WHEN WAS THE LAST TIME YOU PULLED A SICKIE?

yoga cobra 1

According to The Chartered Institute of Personnel and Development (CIPD), originally called INCIPID, sick days fall into various categories: Minor illnesses, musculoskeletal, stress/depression/anxiety, gastrointestinal, ear/eye/nose/mouth/dental, respiratory conditions, heart/blood pressure, circulation, genito-urinary, headaches and migraines, and serious mental health problems.

Before I gave up driving a bus in London to care for my mother full-time, at one time or another I’m proud to reveal I took sick days in all the above categories! Indeed, my absences from the workplace achieved legendary status! “Sorry, I can’t come to work today. I’m suffering from a condition so serious and rare, it has yet to be diagnosed!” Hey, I once phoned in to say I had been bitten on the ass by a cobra while in the Yoga ‘cobra’ position.
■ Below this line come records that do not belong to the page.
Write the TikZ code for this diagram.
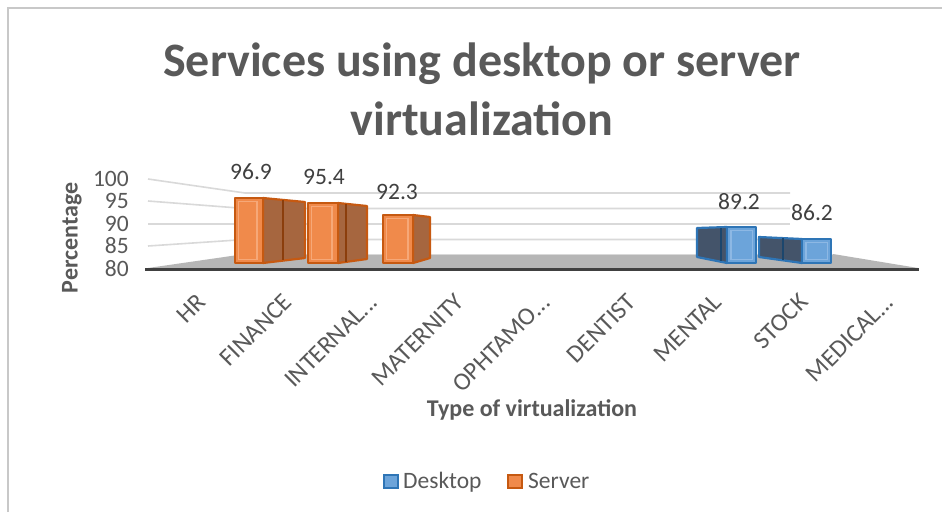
\documentclass[tikz,border=0pt]{standalone}
\usepackage{fontspec}
\setmainfont{Carlito}
\definecolor{gridc}{HTML}{D9D9D9}
\definecolor{axisc}{HTML}{404040}
\definecolor{floorc}{HTML}{B6B6B6}
\definecolor{txtc}{HTML}{595959}
\definecolor{valc}{HTML}{404040}
\definecolor{framec}{HTML}{C8C8C8}
\definecolor{orfront}{HTML}{F08A4B}
\definecolor{orinner}{HTML}{F6A878}
\definecolor{orside}{HTML}{A6663F}
\definecolor{oredge}{HTML}{C65911}
\definecolor{blfront}{HTML}{6CA4DA}
\definecolor{blinner}{HTML}{8DB8E4}
\definecolor{blside}{HTML}{44546A}
\definecolor{bledge}{HTML}{2E75B6}
\tikzset{
  gridline/.style={draw=gridc, line width=1.6pt},
  orfacefront/.style={fill=orfront, draw=oredge, line width=2.4pt, line join=round},
  orfaceside/.style={fill=orside, draw=oredge, line width=2.2pt, line join=round},
  blfacefront/.style={fill=blfront, draw=bledge, line width=2.4pt, line join=round},
  blfaceside/.style={fill=blside, draw=bledge, line width=2.2pt, line join=round},
  ticklab/.style={font=\fontsize{23.5}{26}\selectfont, text=txtc, inner sep=0pt, anchor=east},
  vallab/.style={font=\fontsize{23.5}{26}\selectfont, text=valc, inner sep=0pt},
  catlab/.style={font=\fontsize{25}{28}\selectfont, text=txtc, inner sep=0pt, rotate=45, anchor=north east},
  axtitle/.style={font=\bfseries\fontsize{24}{28}\selectfont, text=txtc, inner sep=0pt},
  legtext/.style={font=\fontsize{23.5}{26}\selectfont, text=txtc, inner sep=0pt, anchor=base west},
}
\begin{document}
\begin{tikzpicture}[x=1pt,y=-1pt]
\useasboundingbox (0,0) rectangle (942,512);
\fill[white] (0,0) rectangle (942,512);
% chart frame
\draw[framec, line width=1.6pt] (8,512) -- (8,8) -- (942,8);

% title
\node[font=\bfseries\fontsize{48}{56}\selectfont, text=txtc, anchor=base, inner sep=0pt] (title1) at (482,76) {Services using desktop or server};
\node[font=\bfseries\fontsize{48}{56}\selectfont, text=txtc, anchor=base, inner sep=0pt] (title2) at (482,135) {virtualization};

% floor
\fill[floorc] (148,268) -- (245,254) -- (833,254) -- (918,268) -- cycle;
\draw[gridc, line width=1pt] (245,254) -- (833,254);

% gridlines on side and back walls
\draw[gridline] (148,179) -- (245,193) -- (790,193);
\draw[gridline] (148,201) -- (245,208.5) -- (790,208.5);
\draw[gridline] (148,224) -- (790,224);
\draw[gridline] (148,246) -- (245,239.5) -- (790,239.5);

% category axis
\draw[axisc, line width=3.6pt] (145,269.5) -- (919,269.5);

% server bars (orange), side face to the right
% FINANCE
\filldraw[orfaceside] (263,198) -- (305,202) -- (305,258) -- (263,263) -- cycle;
\draw[oredge!70!black, line width=1.4pt] (283,200) -- (283,260);
\filldraw[orfacefront] (235,198) rectangle (263,263);
\draw[orinner, line width=1.4pt] (238.5,201.5) rectangle (257,259.5);
% INTERNAL
\filldraw[orfaceside] (338,203) -- (367,206) -- (367,259) -- (338,263) -- cycle;
\draw[oredge!70!black, line width=1.4pt] (346,204) -- (346,262);
\filldraw[orfacefront] (308,203) rectangle (338,263);
\draw[orinner, line width=1.4pt] (311.5,206.5) rectangle (332,259.5);
% MATERNITY
\filldraw[orfaceside] (413,215) -- (430,217) -- (430,258) -- (413,263) -- cycle;
\filldraw[orfacefront] (383,215) rectangle (413,263);
\draw[orinner, line width=1.4pt] (386.5,218.5) rectangle (408,259.5);

% desktop bars (blue), side face to the left
% MENTAL
\filldraw[blfaceside] (697,228) -- (727,227) -- (727,263) -- (697,257) -- cycle;
\draw[bledge!60!black, line width=1.4pt] (721,228) -- (721,261);
\filldraw[blfacefront] (727,227) rectangle (756,263);
\draw[blinner, line width=1.4pt] (731,230.5) rectangle (752.5,259.5);
% STOCK
\filldraw[blfaceside] (759,237) -- (802,239) -- (802,263) -- (759,257) -- cycle;
\draw[bledge!60!black, line width=1.4pt] (783,238) -- (783,260);
\filldraw[blfacefront] (802,239) rectangle (831,263);
\draw[blinner, line width=1.4pt] (806,242.5) rectangle (827.5,259.5);

% value axis labels
\node[ticklab] (t100) at (129,179) {100};
\node[ticklab] (t95) at (129,201) {95};
\node[ticklab] (t90) at (129,224) {90};
\node[ticklab] (t85) at (129,246) {85};
\node[ticklab] (t80) at (129,269) {80};

% data labels
\node[vallab] (v1) at (251,172) {96.9};
\node[vallab] (v2) at (324,177) {95.4};
\node[vallab] (v3) at (397,192) {92.3};
\node[vallab] (v4) at (739,202) {89.2};
\node[vallab] (v5) at (812,213) {86.2};

% category labels
\node[catlab] (c1) at (196,292) {HR};
\node[catlab] (c2) at (282,292) {FINANCE};
\node[catlab] (c3) at (368,292) {INTERNAL...};
\node[catlab] (c4) at (454,292) {MATERNITY};
\node[catlab] (c5) at (540,292) {OPHTAMO...};
\node[catlab] (c6) at (626,292) {DENTIST};
\node[catlab] (c7) at (712,292) {MENTAL};
\node[catlab] (c8) at (798,292) {STOCK};
\node[catlab] (c9) at (884,292) {MEDICAL...};

% axis titles
\node[axtitle, rotate=90] (ytitle) at (72,238) {Percentage};
\node[axtitle, anchor=base] (xtitle) at (532,416) {Type of virtualization};

% legend
\filldraw[fill=blfront, draw=bledge, line width=1.6pt] (384,475) rectangle (398,488);
\node[legtext] (lg1) at (403,488) {Desktop};
\filldraw[fill=orfront, draw=oredge, line width=1.6pt] (508,475) rectangle (522,488);
\node[legtext] (lg2) at (528,488) {Server};
\end{tikzpicture}
\end{document}
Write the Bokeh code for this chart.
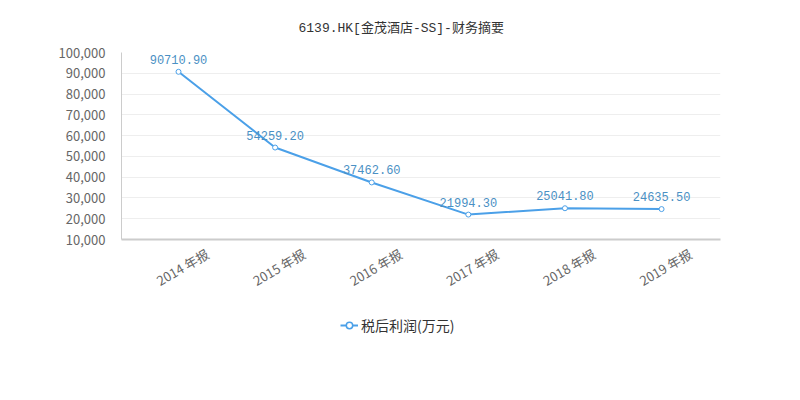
import math
from bokeh.plotting import figure
from bokeh.layouts import column
from bokeh.models import (ColumnDataSource, FixedTicker, NumeralTickFormatter,
                          Range1d, Legend, LegendItem, LabelSet)
from bokeh.core.properties import value
from bokeh.embed import file_html
from bokeh.resources import INLINE

title_text = "6139.HK[金茂酒店-SS]-财务摘要"
categories = ["2014 年报", "2015 年报", "2016 年报", "2017 年报", "2018 年报", "2019 年报"]
profit = [90710.90, 54259.20, 37462.60, 21994.30, 25041.80, 24635.50]
series_name = "税后利润(万元)"
y_ticks = [10000, 20000, 30000, 40000, 50000, 60000, 70000, 80000, 90000, 100000]

xs = list(range(len(categories)))
src = ColumnDataSource(dict(x=xs, y=profit, lbl=["%.2f" % v for v in profit]))

LINE = "#4ba0e8"
CJK = "Noto Sans CJK SC"

p = figure(width=784, height=300, output_backend="svg", toolbar_location=None,
           x_range=Range1d(-0.59, 5.61), y_range=Range1d(10000, 100000),
           min_border_left=121, min_border_right=64, min_border_top=52,
           min_border_bottom=60)
p.outline_line_color = None
p.background_fill_color = "white"
p.border_fill_color = "white"

p.title.text = title_text
p.title.text_font = "'Liberation Mono', 'Noto Sans CJK SC'"
p.title.text_font_size = "13px"
p.title.text_font_style = "normal"
p.title.text_color = "#333333"
p.title.align = "left"
p.title.offset = 177
p.title.standoff = 33

# axes: label anchors shifted so rotated labels sit centred under each point
shift = 0.3
x_tick_pos = [i + shift for i in xs]
p.xaxis.ticker = FixedTicker(ticks=x_tick_pos)
p.xaxis.major_label_overrides = {t: c for t, c in zip(x_tick_pos, categories)}
p.xaxis.major_label_orientation = math.pi / 6
p.xaxis.major_label_text_font = CJK
p.xaxis.major_label_text_font_size = "13px"
p.xaxis.major_label_text_color = "#666666"
p.xaxis.major_tick_line_color = None
p.xaxis.minor_tick_line_color = None
p.xaxis.axis_line_color = "#cccccc"
p.xaxis.axis_line_width = 2
p.xaxis.major_label_standoff = 7

p.yaxis.ticker = FixedTicker(ticks=y_ticks)
p.yaxis.formatter = NumeralTickFormatter(format="0,0")
p.yaxis.major_label_text_font = CJK
p.yaxis.major_label_text_font_size = "13px"
p.yaxis.major_label_text_color = "#666666"
p.yaxis.major_tick_line_color = None
p.yaxis.minor_tick_line_color = None
p.yaxis.axis_line_color = "#cccccc"
p.yaxis.axis_line_width = 1
p.yaxis.major_label_standoff = 10

p.xgrid.grid_line_color = None
p.ygrid.ticker = FixedTicker(ticks=y_ticks)
p.ygrid.grid_line_color = "#eeeeee"

r_line = p.line("x", "y", source=src, line_color=LINE, line_width=2)
r_pts = p.scatter("x", "y", source=src, size=5, fill_color="white",
                  line_color=LINE, line_width=1)

labels = LabelSet(x="x", y="y", text="lbl", source=src, y_offset=8,
                  text_align="center", text_baseline="bottom",
                  text_font=value("Liberation Mono"), text_font_size="12px",
                  text_color="#4a90c4")
p.add_layout(labels)

# legend strip below the chart (its renderers share the series data, out of view)
lg = figure(width=784, height=84, output_backend="svg", toolbar_location=None,
            x_range=Range1d(0, 1), y_range=Range1d(0, 1),
            x_axis_location=None, y_axis_location=None,
            min_border_left=0, min_border_right=0, min_border_top=0,
            min_border_bottom=0)
lg.grid.visible = False
lg.outline_line_color = None
l_line = lg.line("x", "y", source=src, line_color=LINE, line_width=2)
l_pts = lg.scatter("x", "y", source=src, size=7, fill_color="white",
                   line_color=LINE, line_width=1.5)
legend = Legend(items=[LegendItem(label=series_name, renderers=[l_line, l_pts])],
                location=(219, 49), orientation="horizontal",
                border_line_color=None, background_fill_alpha=0,
                label_text_font=CJK, label_text_font_size="14px",
                label_text_color="#333333", glyph_width=18, glyph_height=16,
                label_height=16, padding=0, margin=0, label_standoff=3)
lg.add_layout(legend, "center")

open("out.html", "w").write(file_html(column(p, lg, spacing=0), INLINE))
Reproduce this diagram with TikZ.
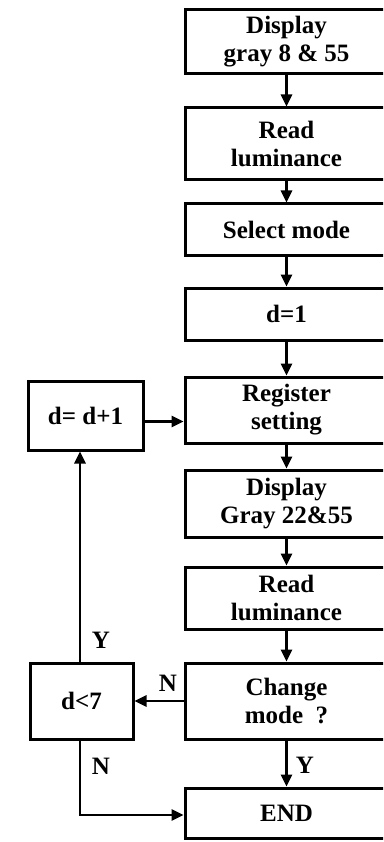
\documentclass[tikz,border=0pt]{standalone}
\usepackage{fontspec}
\setmainfont{Liberation Serif}
\usetikzlibrary{arrows.meta,calc}
\begin{document}
\begin{tikzpicture}[x=1pt,y=-1pt,
  box/.style={draw,line width=3pt,rectangle,inner sep=0pt,align=center,
    font=\fontsize{25}{28}\selectfont\bfseries},
  rbox/.style={box,minimum width=203pt},
  flow/.style={line width=2.6pt,-{Triangle[length=12pt,width=11pt]}},
  lab/.style={font=\fontsize{25}{28}\selectfont\bfseries}]
\path[use as bounding box,fill=white] (0,0) rectangle (383,842);
\clip (0,0) rectangle (383,842);

% main column
\node[rbox,minimum height=64pt] (disp1) at (286.5,42)  {Display\\gray 8 \& 55};
\node[rbox,minimum height=72pt] (read1) at (286.5,144) {Read\\luminance};
\node[rbox,minimum height=51pt] (mode)  at (286.5,229.5) {Select mode};
\node[rbox,minimum height=52pt] (dset)  at (286.5,314) {d=1};
\node[rbox,minimum height=66pt] (reg)   at (286.5,410) {Register\\setting};
\node[rbox,minimum height=67pt] (disp2) at (286.5,503.5) {Display\\Gray 22\&55};
\node[rbox,minimum height=62pt] (read2) at (286.5,598) {Read\\luminance};
\node[rbox,minimum height=76pt] (chg)   at (286.5,701) {Change\\mode\ \ ?};
\node[rbox,minimum height=50pt] (fin)   at (286.5,813) {END};

% loop column
\node[box,minimum width=115pt,minimum height=69pt] (inc) at (85.5,415.5) {d= d+1};
\node[box,minimum width=103pt,minimum height=76pt] (test) at (81.5,701) {d<7};

% connectors down the main column
\draw[flow] (disp1) -- (read1);
\draw[flow] (read1) -- (mode);
\draw[flow] (mode) -- (dset);
\draw[flow] (dset) -- (reg);
\draw[flow] (reg) -- (disp2);
\draw[flow] (disp2) -- (read2);
\draw[flow] (read2) -- (chg);
\draw[flow] (chg) -- (fin);

% loop connectors
\draw[flow] ($(inc.east)+(0,6)$) -- ($(inc.east -| reg.west)+(0,6)$);
\draw[flow] (chg.west) -- (test.east);
\draw[flow] (test.north -| 80,0) -- (inc.south -| 80,0);
\coordinate (turn) at (80,815);
\draw[flow] (test.south -| turn) -- (turn) -- (turn -| fin.west);

% branch labels
\node[lab] (ly1) at (101,640) {Y};
\node[lab] (ln1) at (168,683) {N};
\node[lab] (ln2) at (101,766) {N};
\node[lab] (ly2) at (305,765) {Y};
\end{tikzpicture}
\end{document}
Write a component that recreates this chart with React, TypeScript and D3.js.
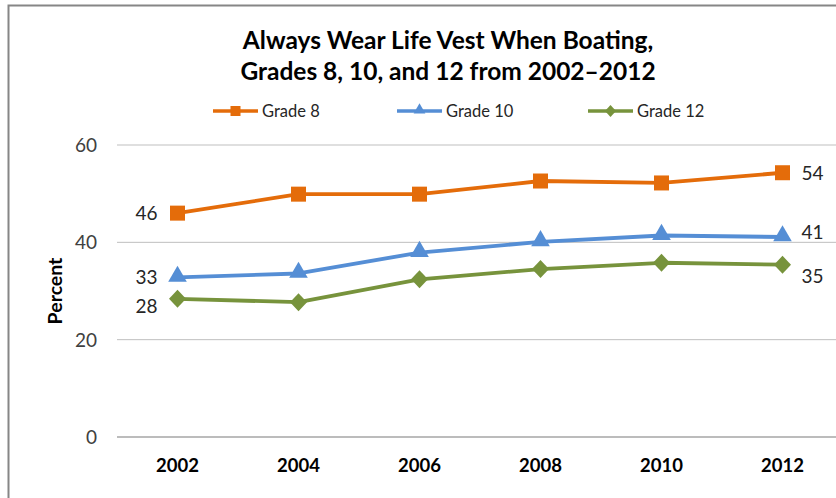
import React from 'react'
import * as d3 from 'd3'

const years = ['2002', '2004', '2006', '2008', '2010', '2012']
const grade8 = [46, 49.9, 49.9, 52.6, 52.2, 54.3]
const grade10 = [32.8, 33.6, 37.9, 40.1, 41.4, 41.1]
const grade12 = [28.4, 27.7, 32.4, 34.5, 35.8, 35.4]
const yTicks = [0, 20, 40, 60]

const seriesNames = ['Grade 8', 'Grade 10', 'Grade 12']
const seriesColors = ['#E46C0A', '#558ED5', '#77933C']

const W = 836
const H = 498
const FONT = 'Lato, "Open Sans", sans-serif'

const App = () => {
    const x = d3.scaleBand().domain(years).range([117, 843])
    const y = d3.scaleLinear().domain([0, 60]).range([437, 145])
    const cx = (d: string) => (x(d) as number) + x.bandwidth() / 2

    const series = [grade8, grade10, grade12]
    const line = d3.line<number>()
        .x((d, i) => cx(years[i]))
        .y(d => y(d))

    const marker = (k: number, px: number, py: number, key: string) => {
        const c = seriesColors[k]
        if (k === 0) return <rect key={key} x={px - 7.5} y={py - 7.5} width={15} height={15} fill={c} />
        if (k === 1) return <path key={key} d={d3.symbol(d3.symbolTriangle, 150)()!} transform={`translate(${px},${py - 1})`} fill={c} />
        return <path key={key} d={`M0,-9L8.5,0L0,9L-8.5,0Z`} transform={`translate(${px},${py})`} fill={c} />
    }

    const legendX = [213, 397, 588]
    const legendY = 111

    // first/last point labels
    const leftLabelDy = [0, 0, 7]
    const rightLabelDy = [0, -5, 11]

    return (
        <div style={{ position: 'absolute', left: 0, top: 0 }}>
            <svg width={W} height={H} style={{ display: 'block', background: '#fff' }} fontFamily={FONT}>
                <path d={`M8.5,${H}V5.5H${W}`} fill="none" stroke="#868686" strokeWidth={2} />

                <text x={448} y={49} textAnchor="middle" fontSize={24.5} fontWeight="bold" fill="#000">Always Wear Life Vest When Boating,</text>
                <text x={448} y={80} textAnchor="middle" fontSize={24.5} fontWeight="bold" fill="#000">Grades 8, 10, and 12 from 2002–2012</text>

                {seriesNames.map((n, k) => (
                    <g key={n}>
                        <line x1={legendX[k]} x2={legendX[k] + 45} y1={legendY} y2={legendY} stroke={seriesColors[k]} strokeWidth={3.5} />
                        {k === 0 && <rect x={legendX[k] + 22.5 - 5} y={legendY - 5} width={10} height={10} fill={seriesColors[k]} />}
                        {k === 1 && <path d={d3.symbol(d3.symbolTriangle, 60)()!} transform={`translate(${legendX[k] + 22.5},${legendY - 1})`} fill={seriesColors[k]} />}
                        {k === 2 && <path d="M0,-6L5.5,0L0,6L-5.5,0Z" transform={`translate(${legendX[k] + 22.5},${legendY})`} fill={seriesColors[k]} />}
                        <text x={legendX[k] + 49} y={legendY + 6} fontSize={16.5} fill="#262626">{n}</text>
                    </g>
                ))}

                {yTicks.map(t => (
                    <g key={t}>
                        <line x1={117} x2={W} y1={y(t)} y2={y(t)} stroke={t === 0 ? '#A6A6A6' : '#BFBFBF'} strokeWidth={t === 0 ? 1.5 : 1} />
                        <text x={97} y={y(t) + 7} textAnchor="end" fontSize={19} fill="#404040">{t}</text>
                    </g>
                ))}

                <text transform={`translate(62,291) rotate(-90)`} textAnchor="middle" fontSize={19.5} fontWeight="bold" fill="#000">Percent</text>

                {years.map(yr => (
                    <text key={yr} x={cx(yr)} y={472} textAnchor="middle" fontSize={18.5} fontWeight="bold" fill="#000">{yr}</text>
                ))}

                {series.map((s, k) => (
                    <g key={k}>
                        <path d={line(s)!} fill="none" stroke={seriesColors[k]} strokeWidth={3.8} strokeLinejoin="round" />
                        {s.map((v, i) => marker(k, cx(years[i]), y(v), `${k}-${i}`))}
                        <text x={cx(years[0]) - 20} y={y(s[0]) + 7 + leftLabelDy[k]} textAnchor="end" fontSize={19} fill="#262626">{Math.round(s[0])}</text>
                        <text x={cx(years[5]) + 19} y={y(s[5]) + 7 + rightLabelDy[k]} fontSize={19} fill="#262626">{Math.round(s[5])}</text>
                    </g>
                ))}
            </svg>
        </div>
    )
}

export default App
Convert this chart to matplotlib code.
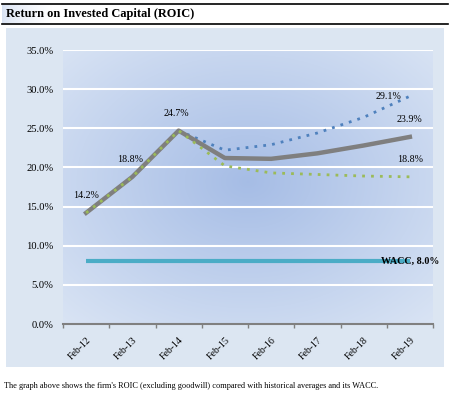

Another time I claimed to have been hit by a poisonous dart that left me paralysed for four whole days. Who’d have thought there ‘d be a pigmy encampment at the end of my street in Cricklewood, north London? Furthermore, since all of the trees had been felled to allow heavy goods vehicles to pass, I still wonder how those f**king pigmies managed to extract ‘curare’ from the poison dart frogs that live in trees? It’s official, I am unemployable…thank God!